In the main these fears were never realized. While it is true that the Prime Ministers’ government has espoused and to a certain extent legislated, traditional conservative policies, there has been no particular extension of the ‘culture wars’ so common in the United States.

This does not mean that the Prime Minister does not have an agenda which he does not fully acknowledge. Mr. Harper follows in a long line of successful Canadian leaders who believe that the most important thing they can do for the country is to get re-elected and that anything that furthers this goal is self-evidently a good thing. It is a given that this drive to be re-elected means that nothing can or should be done which might alienate the majority of the voters at large or the party faithful, who are needed to fight the next election.

In the Venn diagram which describes Canadian politics there are spheres marked “far left” and “far right” in which there is a very small overlap which could be labeled “no foreign wars”. In theory both sides share a belief that it is in Canada’s best interests to never engage in foreign military adventures and could find common cause on the issue.

In reality of course no common cause can ever happen. There is no exchange of any kind between the two opposing camps and at least part of this mutual aversion is the fear of being seen to be acknowledging even the slightest amount of legitimacy in the positions of the other side

In fact, the left finds it easier to believe that the Prime Minister is telling the truth about his ambitions for the military and lying about the future of social programs even when his actions suggest the opposite.
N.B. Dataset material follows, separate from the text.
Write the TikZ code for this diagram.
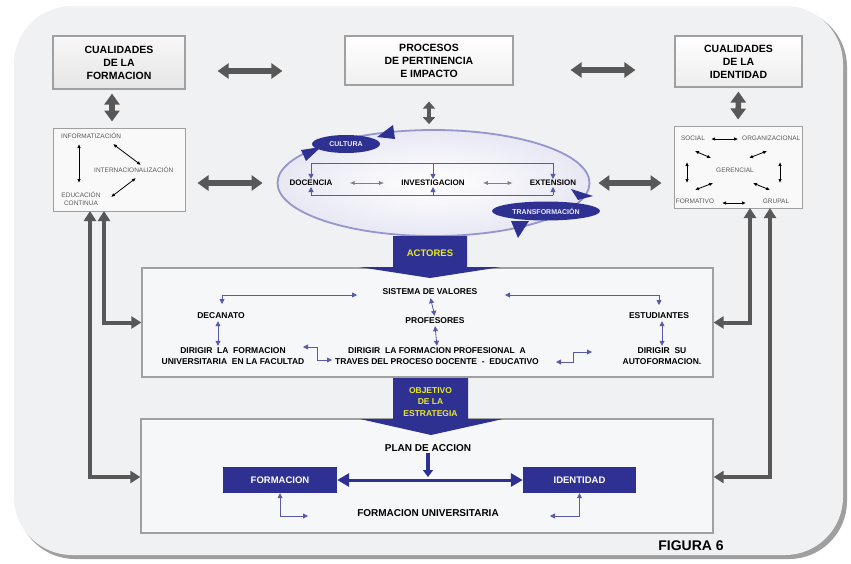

No matter how much he cuts the defence budget, it will all be seen as a plot to increase it, no matter how much federal transfers for health care are increased, the belief will be that somehow he plans to destroy universal health care.

The truth is that if the prime minister were to be judged by his actions, and not his words, a different picture of his willingness to go to war would emerge. Although the Prime Minister defends his government’s record on military spending and is quick to claim that he supports a strong military the numbers tell a different story.

While Canada had a defence budget of $16 billion in 2005, the year before the Conservatives came to power and the amount for last year was some $19 billion, the truth is that when adjusted for inflation to 2005 figures the figure for last year was actually about $16.1 billion. In other words, the current government spends roughly the same on Defence as the previous government, the one excoriated for a “decade of darkness”, the name given by former chief of defence staff Rick Hillier to describe the deep spending cuts imposed on the military by the government of former Prime Minister Jean Chrétien in the 1990s.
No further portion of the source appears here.